Pheromone evolution

Natural selection of butterfly anti-sex pheromones by hitchhiking wasps

Many insects possess a sexual communication system that is vulnerable to chemical espionage by parasitic wasps. We discovered that hitch-hiking Trichogramma egg parasitoids can exploit the antiaphrodisiac (AA) pheromones emitted by butterflies. These pheromones are passed from male butterflies to females during mating to render them less attractive to conspecific males. They are known from butterflies from the families Pieridae and Nymphalidae (Heliconiini). When a tiny Trichogramma wasp detects the AA, it rides on a mated female butterfly to a host plant and then parasitizes her freshly laid eggs. To study the question about the evolution of AAs and possible pheromone application in biocontrol, I recently received funding from NWO (ENW M1 Open round).
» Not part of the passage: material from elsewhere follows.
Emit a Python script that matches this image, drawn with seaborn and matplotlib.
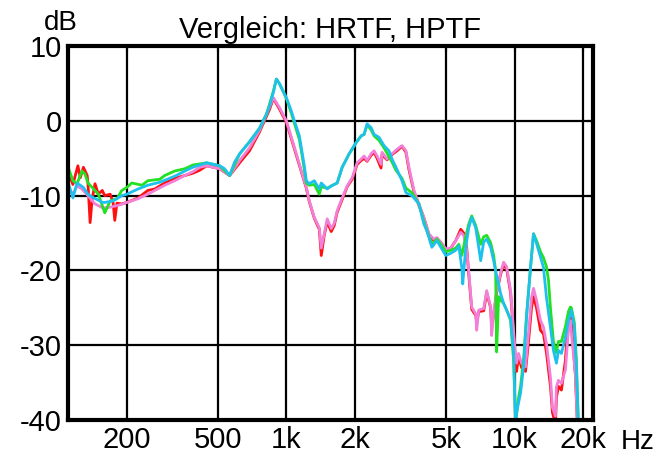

PhD student Liana Greenberg aims to understand how selection by egg parasitoids has contributed to the evolution of AAs in butterflies. Next to understanding the pheromone evolution, Liana will also work on the use of AAs in biocontrol as so-called ‘allelochemicals-based tactics’. She will create selections lines of Trichogramma wasps that are good or less good in detecting AAs and release those lines in a cabbage field. The second part of this project is also supported by the Dutch biocontrol company Koppert.